## OBJECTIVE
Go through the records from the first line and retype each one exactly, stopping once the line with "import plotly.graph_objects as go" is done. Pictures are left out.

>> BEGIN RECORDS SUPPLIED

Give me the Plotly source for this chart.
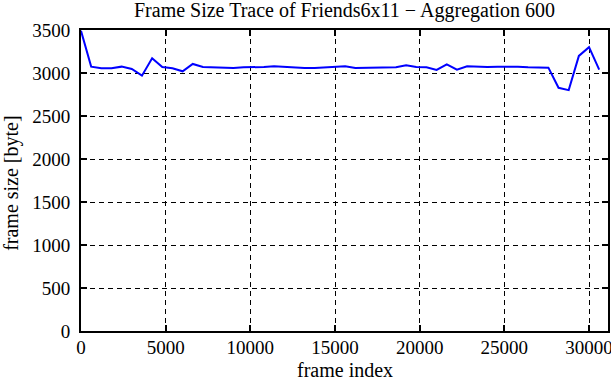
import plotly.graph_objects as go

frame_index = [0, 600, 1200, 1800, 2400, 3000, 3600, 4200, 4800, 5400,
               6000, 6600, 7200, 7800, 8400, 9000, 9600, 10200, 10800, 11400,
               12000, 12600, 13200, 13800, 14400, 15000, 15600, 16200, 16800, 17400,
               18000, 18600, 19200, 19800, 20400, 21000, 21600, 22200, 22800, 23400,
               24000, 24600, 25200, 25800, 26400, 27000, 27600, 28200, 28800, 29400,
               30000, 30600]
frame_size = [3490, 3074, 3055, 3055, 3074, 3047, 2969, 3172, 3070, 3055,
              3020, 3105, 3070, 3066, 3066, 3058, 3066, 3066, 3070, 3078,
              3070, 3066, 3058, 3058, 3066, 3074, 3078, 3058, 3062, 3062,
              3062, 3066, 3090, 3070, 3066, 3035, 3101, 3039, 3078, 3070,
              3070, 3074, 3078, 3074, 3066, 3062, 3062, 2828, 2801, 3199,
              3300, 3039]

x_ticks = [0, 5000, 10000, 15000, 20000, 25000, 30000]
x_tick_labels = ["0", "5000", "10000", "15000", "20000", "25000", "30000"]
y_ticks = [0, 500, 1000, 1500, 2000, 2500, 3000, 3500]
y_tick_labels = ["0", "500", "1000", "1500", "2000", "2500", "3000", "3500"]

title_text = "Frame Size Trace of Friends6x11 \u2212 Aggregation 600"
x_title = "frame index"
y_title = "frame size [byte]"

FONT = "Liberation Serif"
FS = 19
FT = 20

fig = go.Figure()
fig.add_trace(go.Scatter(x=frame_index, y=frame_size, mode="lines",
                         line=dict(color="#0000ff", width=2), showlegend=False))

axis_common = dict(
    showline=True, linecolor="black", linewidth=2, mirror="allticks",
    ticks="inside", ticklen=6, tickcolor="black", tickwidth=1.5,
    showgrid=True, gridcolor="black", gridwidth=1, griddash="5px,4px",
    zeroline=False, automargin=False, ticklabeloverflow="allow",
    tickfont=dict(family=FONT, size=FS, color="black"),
)

fig.update_layout(
    width=611, height=380,
    margin=dict(l=81, r=3, t=30, b=49),
    paper_bgcolor="white", plot_bgcolor="white",
    title=dict(text=title_text, x=0.5, xref="paper", yref="container",
               y=1 - 10 / 380, yanchor="middle", automargin=False,
               font=dict(family=FONT, size=FT, color="black")),
    xaxis=dict(range=[0, 31120], tickvals=x_ticks, ticktext=x_tick_labels,
               ticklabelstandoff=-2, **axis_common),
    yaxis=dict(range=[0, 3500], tickvals=y_ticks, ticktext=y_tick_labels,
               ticklabelstandoff=5, **axis_common),
    annotations=[
        dict(text=x_title, xref="paper", yref="paper", x=0.5, y=-0.13,
             xanchor="center", yanchor="middle", showarrow=False,
             font=dict(family=FONT, size=FT, color="black")),
        dict(text=y_title, xref="paper", yref="paper", x=-0.131, y=0.492,
             xanchor="center", yanchor="middle", showarrow=False, textangle=-90,
             font=dict(family=FONT, size=FT, color="black")),
    ],
)

fig.write_html("out.html", config={"displayModeBar": False},
               post_script="document.body.style.margin='0';")
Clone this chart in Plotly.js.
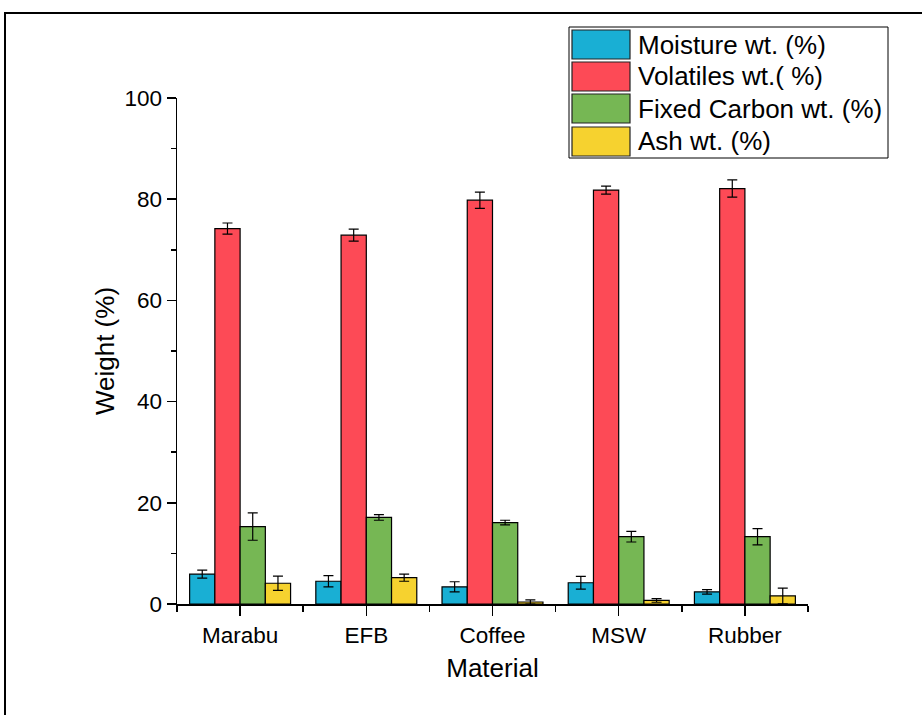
<!DOCTYPE html>
<html>
<head>
<meta charset="utf-8">
<script src="https://cdn.plot.ly/plotly-3.0.1.min.js"></script>
<style>
  html, body { margin: 0; padding: 0; background: #ffffff; }
  #chart { width: 922px; height: 715px; }
</style>
</head>
<body>
<div id="chart"></div>
<script>
// ---- data ----
const categories = ["Marabu", "EFB", "Coffee", "MSW", "Rubber"];
const seriesNames = ["Moisture wt. (%)", "Volatiles wt.( %)", "Fixed Carbon wt. (%)", "Ash wt. (%)"];
const moisture = [5.9, 4.5, 3.4, 4.2, 2.4];
const moistureErr = [0.8, 1.1, 1.0, 1.25, 0.45];
const volatiles = [74.2, 72.9, 79.8, 81.8, 82.1];
const volatilesErr = [1.1, 1.2, 1.6, 0.8, 1.7];
const fixedCarbon = [15.3, 17.1, 16.1, 13.3, 13.3];
const fixedCarbonErr = [2.7, 0.55, 0.45, 1.05, 1.6];
const ash = [4.1, 5.2, 0.4, 0.7, 1.6];
const ashErr = [1.4, 0.7, 0.4, 0.35, 1.55];
const yTicks = [0, 20, 40, 60, 80, 100];

// ---- styles ----
const colors = ["#19AFD4", "#FD4A56", "#76B754", "#F6D22F"];
const FONT = "Liberation Sans, Arial, sans-serif";
const W = 922, H = 715;
const M = { l: 177, r: 114, t: 98, b: 111 };
const plotW = W - M.l - M.r, plotH = H - M.t - M.b;
const px = x => (x - M.l) / plotW;
const py = y => (H - M.b - y) / plotH;

const xIdx = categories.map((c, i) => i);
const values = [moisture, volatiles, fixedCarbon, ash];
const errs = [moistureErr, volatilesErr, fixedCarbonErr, ashErr];

const traces = values.map((v, k) => ({
  type: "bar",
  name: seriesNames[k],
  x: xIdx,
  y: v,
  marker: { color: colors[k], line: { color: "#000000", width: 1.2 } },
  error_y: { type: "data", array: errs[k], visible: true, color: "#000000", thickness: 1.2, width: 5 },
  showlegend: false,
  hoverinfo: "x+y+name"
}));

// custom legend (swatches + labels) and outer frame
const shapes = [
  { type: "rect", xref: "paper", yref: "paper", x0: px(5), x1: px(940), y0: py(13), y1: py(740),
    line: { color: "#000000", width: 2 }, fillcolor: "rgba(0,0,0,0)" },
  { type: "rect", xref: "paper", yref: "paper", x0: px(569), x1: px(888), y0: py(27), y1: py(158),
    line: { color: "#000000", width: 1 }, fillcolor: "#ffffff" }
];
const annotations = [];
const rowTops = [30, 62, 94, 127];
seriesNames.forEach((n, k) => {
  const top = rowTops[k], bot = top + 29;
  shapes.push({ type: "rect", xref: "paper", yref: "paper", x0: px(572), x1: px(630), y0: py(top), y1: py(bot),
    line: { color: "#222222", width: 1.2 }, fillcolor: colors[k] });
  annotations.push({ xref: "paper", yref: "paper", x: px(636), y: py((top + bot) / 2), xanchor: "left", yanchor: "middle",
    text: n, showarrow: false, font: { family: FONT, size: 26, color: "#000000" } });
});

const layout = {
  width: W, height: H,
  margin: M,
  paper_bgcolor: "#ffffff", plot_bgcolor: "#ffffff",
  barmode: "group", bargap: 0.2, bargroupgap: 0,
  showlegend: false,
  font: { family: FONT, color: "#000000" },
  xaxis: {
    range: [-0.5, 4.5], tickmode: "array", tickvals: xIdx, ticktext: categories,
    ticks: "outside", ticklen: 10, tickwidth: 1.5, tickcolor: "#000000",
    minor: { tickmode: "linear", tick0: 0.5, dtick: 1, ticks: "outside", ticklen: 6, tickwidth: 1.5, tickcolor: "#000000" },
    showline: true, linecolor: "#000000", linewidth: 1.5, showgrid: false, zeroline: false,
    tickfont: { family: FONT, size: 22.5, color: "#000000" },
    title: { text: "Material", font: { family: FONT, size: 26, color: "#000000" }, standoff: 12 },
    fixedrange: true
  },
  yaxis: {
    range: [0, 100], tickmode: "array", tickvals: yTicks,
    ticks: "outside", ticklen: 9, tickwidth: 1.5, tickcolor: "#000000",
    minor: { tickmode: "linear", tick0: 0, dtick: 10, ticks: "outside", ticklen: 5, tickwidth: 1.5, tickcolor: "#000000" },
    showline: true, linecolor: "#000000", linewidth: 1.5, showgrid: false, zeroline: false,
    tickfont: { family: FONT, size: 22.5, color: "#000000" },
    title: { text: "Weight (%)", font: { family: FONT, size: 26, color: "#000000" }, standoff: 2 },
    fixedrange: true
  },
  shapes: shapes,
  annotations: annotations
};

Plotly.newPlot("chart", traces, layout, { displayModeBar: false, staticPlot: true });
</script>
</body>
</html>
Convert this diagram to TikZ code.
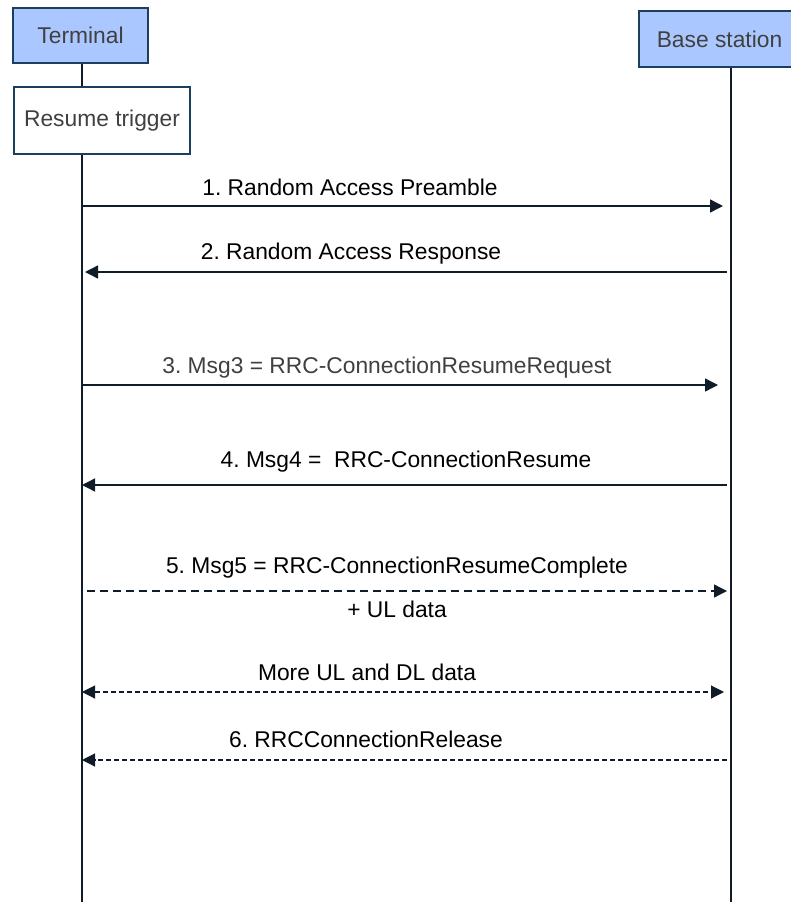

>> END RECORDS SUPPLIED

## RESULT OF THIS EXERCISE
Give me the Plotly source for this chart.
import plotly.graph_objects as go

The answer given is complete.